Although you don’t have to pay shift differentials on holidays, it becomes the basis for the FLSA-required overtime pay calculation. Your payroll software can help you crunch the numbers.

Who qualifies for holiday pay?

The magic of holiday pay is you get to write the policy from start to finish. There are no federal requirements for holiday pay, although it’s a good idea to adopt your industry’s conventions for it.

It’s standard practice to offer holiday pay to non-exempt, hourly employees. Think of servers, retail workers, and the like. When you tell them not to come in on a holiday, pay them as if they had worked. If you ask them to come in on a holiday, offer a time-and-a-half or double-time shift differential.

Full-time, salaried employees should expect to work any day that your business is open. Since they’re not paid by the number of hours worked, there’s no expectation for you to pay them extra for working on a holiday. Likewise, when your business closes for a holiday that falls on a workday, you still pay them for the full week.

How to set up a holiday pay policy

Don’t reinvent the wheel for your business’s holiday policy. Hit these major points in your employee handbook:

1. Identify your business’s observed holidays

List the holidays for which your business either closes or offers holiday pay. Many industries have developed norms for observed holidays. For example, government and nonprofit entities generally observe all federal holidays.

Sometimes holidays fall outside your business hours. Define what happens in those scenarios. You may choose not to observe the holiday or observe it on the closest business day. You should stipulate that employees are not expected to work on observed holidays unless asked.

2. Explain holiday pay eligibility

Your holiday pay policy will likely look different for different employee classes, like hourly vs. salaried or part-time vs. full-time. Mention that upfront.

For example, many businesses only offer paid holidays to non-exempt employees who have been at the company for more than a month or two. Temporary or part-time employees might not earn holiday pay at all.

Exempt, salaried employees customarily earn their regular salary whether or not they work on an observed holiday, so any additional compensation doesn’t apply to them.

3. Define holiday pay

Here’s the meat of your holiday pay policy. Your two-pronged compensation policy should answer the following questions:

  • Do eligible employees earn their regular hourly wages on observed holidays even when they don’t report to work?
  • Do eligible employees who work on holidays earn their regular wages, or is there a shift differential? If so, what is the differential rate?

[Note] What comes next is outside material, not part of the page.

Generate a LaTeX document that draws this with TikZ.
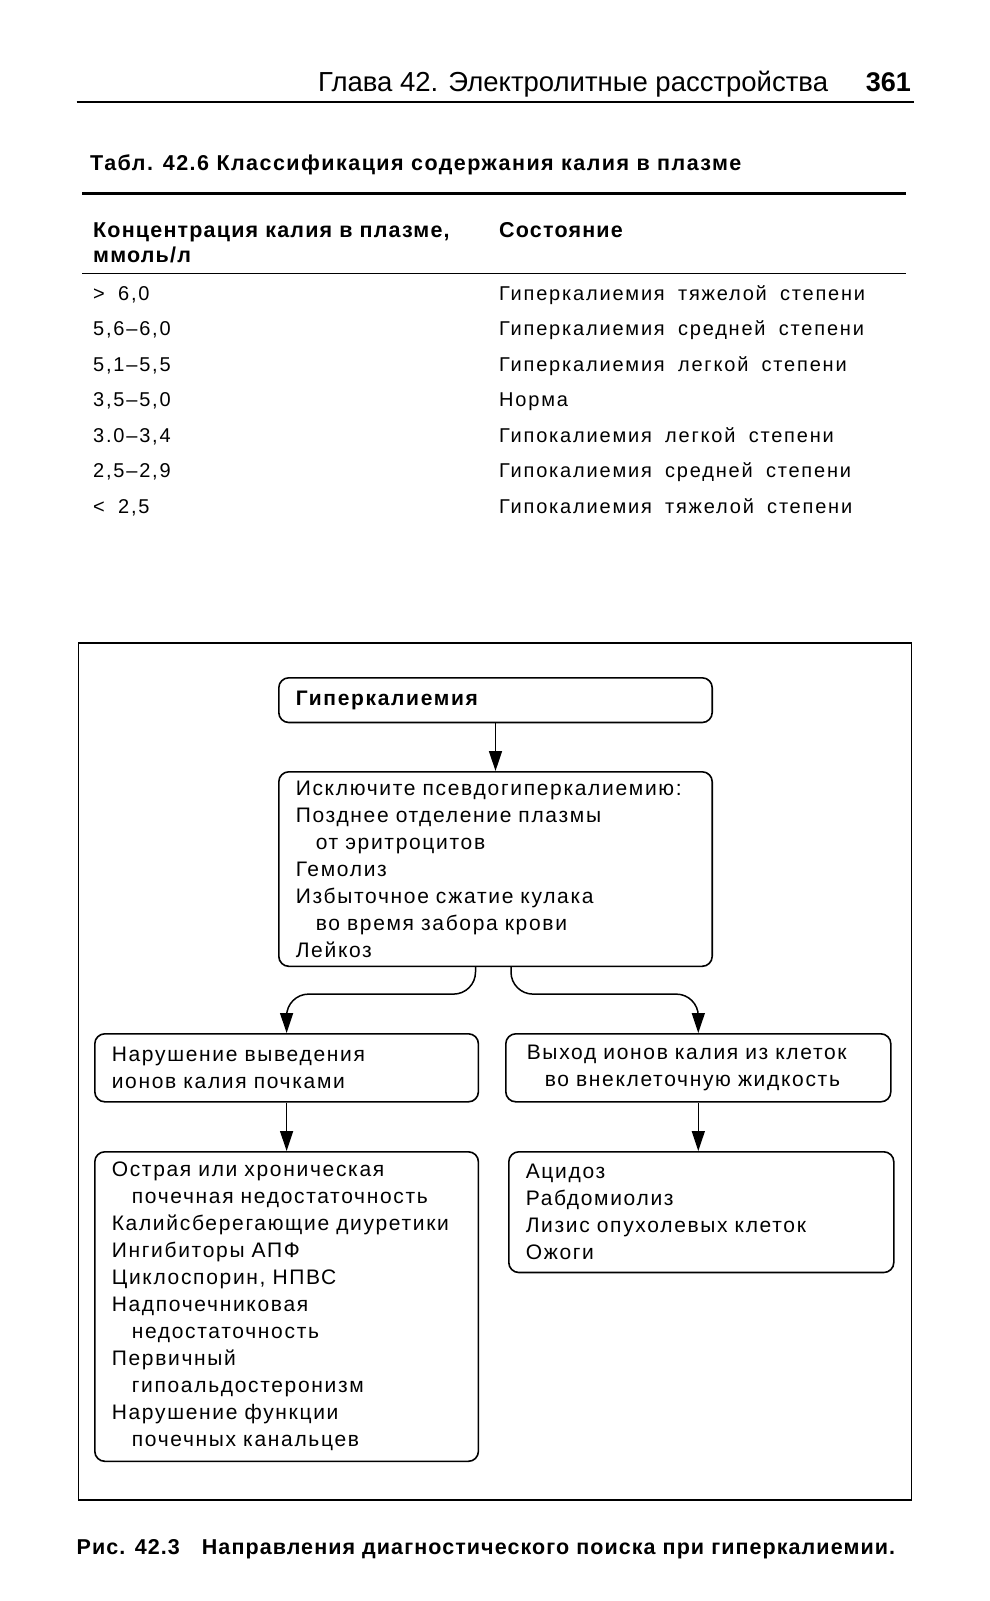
\documentclass[tikz,border=0pt]{standalone}
\usepackage{fontspec}
\setmainfont{Liberation Sans}[LetterSpace=8]
\newfontfamily\tabfont{Liberation Sans}[LetterSpace=9, WordSpace=1.8]
\newfontfamily\capfont{Liberation Sans}[LetterSpace=5.5]
\newfontfamily\titlefont{Liberation Sans}[LetterSpace=6.8]
\newfontfamily\figcapfont{Liberation Sans}[LetterSpace=5]
\newfontfamily\headfont{Liberation Sans}
\usetikzlibrary{arrows.meta}
\begin{document}
\begin{tikzpicture}[x=1pt,y=-1pt,
  box/.style={draw, line width=1.6pt, rounded corners=10pt, inner xsep=17pt, inner ysep=0pt,
    align=left, anchor=north west, font=\fontsize{21}{27}\selectfont},
  arr/.style={line width=1.5pt, -{Triangle[length=20pt,width=13pt]}},
  bodyb/.style={anchor=base west, inner sep=0pt, font=\capfont\fontsize{21.5}{27}\selectfont\bfseries},
  tab/.style={anchor=base west, inner sep=0pt, font=\tabfont\fontsize{20}{27}\selectfont}
]
\useasboundingbox (0,0) rectangle (990,1601);
% page header
\node[anchor=base west, inner sep=0pt, font=\headfont\fontsize{27.5}{30}\selectfont] (hd) at (318,91) {Глава 42. Электролитные расстройства};
\node[anchor=base east, inner sep=0pt, font=\headfont\fontsize{27}{30}\selectfont\bfseries] (pg) at (911,91) {361};
\draw[line width=2.2pt] (76.5,102) -- (913.5,102);
% table
\node[bodyb, font=\titlefont\fontsize{21.5}{27}\selectfont\bfseries] (tt) at (90,170.5) {Табл. 42.6 Классификация содержания калия в плазме};
\draw[line width=3pt] (82,193) -- (906,193);
\node[bodyb] (th1) at (93,237) {Концентрация калия в плазме,};
\node[bodyb] (th1b) at (93,262.5) {ммоль/л};
\node[bodyb] (th2) at (499,237) {Состояние};
\draw[line width=1.4pt] (82,273.5) -- (906,273.5);
\foreach \i/\a/\b in {0/{> 6,0}/{Гиперкалиемия тяжелой степени},
                      1/{5,6–6,0}/{Гиперкалиемия средней степени},
                      2/{5,1–5,5}/{Гиперкалиемия легкой степени},
                      3/{3,5–5,0}/Норма,
                      4/{3.0–3,4}/{Гипокалиемия легкой степени},
                      5/{2,5–2,9}/{Гипокалиемия средней степени},
                      6/{< 2,5}/{Гипокалиемия тяжелой степени}}{
  \node[tab] (ra\i) at (93,300+35.5*\i) {\a};
  \node[tab] (rb\i) at (499,300+35.5*\i) {\b};
}
% figure frame
\draw[line width=1.3pt] (78.6,643) rectangle (911.4,1500);
% boxes
\node[box, minimum width=433.4pt, minimum height=44.7pt, text width=399.4pt] (b1) at (278,677)
  {\bfseries Гиперкалиемия};
\node[box, minimum width=433.4pt, minimum height=194.5pt, text width=399.4pt] (b2) at (278,771)
  {Исключите псевдогиперкалиемию:\\
   Позднее отделение плазмы\\
   \hspace*{20pt}от эритроцитов\\
   Гемолиз\\
   Избыточное сжатие кулака\\
   \hspace*{20pt}во время забора крови\\
   Лейкоз};
\node[box, minimum width=383.6pt, minimum height=68pt, text width=349.6pt] (b3l) at (94,1033)
  {Нарушение выведения\\ионов калия почками};
\node[box, minimum width=385pt, minimum height=68pt, inner xsep=21pt, text width=343pt] (b3r) at (505,1033)
  {Выход ионов калия из клеток\\\hspace*{18pt}во внеклеточную жидкость};
\node[box, minimum width=383.6pt, minimum height=309.5pt, text width=349.6pt] (b4l) at (94,1151)
  {Острая или хроническая\\
   \hspace*{20pt}почечная недостаточность\\
   Калийсберегающие диуретики\\
   Ингибиторы АПФ\\
   Циклоспорин, НПВС\\
   Надпочечниковая\\
   \hspace*{20pt}недостаточность\\
   Первичный\\
   \hspace*{20pt}гипоальдостеронизм\\
   Нарушение функции\\
   \hspace*{20pt}почечных канальцев};
\node[box, minimum width=385pt, minimum height=120.7pt, text width=351pt] (b4r) at (508,1151)
  {Ацидоз\\Рабдомиолиз\\Лизис опухолевых клеток\\Ожоги};
% connectors
\draw[arr] (b1.south) -- (b2.north);
\draw[arr, rounded corners=22pt] ([xshift=-20pt]b2.south) -- ++(0,27) -| (b3l.north);
\draw[arr, rounded corners=22pt] ([xshift=15.5pt]b2.south) -- ++(0,27) -| (b3r.north);
\draw[arr] (b3l.south) -- (b4l.north);
\draw[arr] (b3r.south) -- (b3r.south |- b4r.north);
% caption
\node[bodyb, font=\figcapfont\fontsize{21.5}{27}\selectfont\bfseries] (cap) at (76.5,1554)
  {Рис. 42.3\hspace{22pt}Направления диагностического поиска при гиперкалиемии.};
\end{tikzpicture}
\end{document}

For example, a business policy might say something like:

All eligible hourly employees earn what would be their regular wages on observed holidays. Further, hourly employees who are asked to work on holidays earn a time-and-a-half shift differential, or 1.5 times their standard hourly rate. Those who work on an observed holiday are eligible to take a day off at another time. Salaried employees earn their regular wages regardless of whether they are required to report to work.

4. Address religious holiday observance

Employees might observe religious holidays not included in your business’s holiday list. The Civil Rights Act of 1964 says that companies with more than 15 employees must let employees take unpaid time off to observe religious holidays unless it would cause undue hardship to the business. Some states have instituted a similar law for smaller companies.

5. Consider offering a floating holiday

A floating holiday provides flexibility to employees who need a day off for religious holidays that your business doesn’t observe. Or, employees can treat it as an extra vacation day.

Businesses usually stipulate that a floating holiday doesn’t accrue, or roll over, to the next year, even if vacation days do.

Keep your best employees with holiday pay

Employee retention boosts your company’s productivity and lowers the time spent recruiting new workers. Holiday pay is just one piece of a benefits package that makes employees feel valued.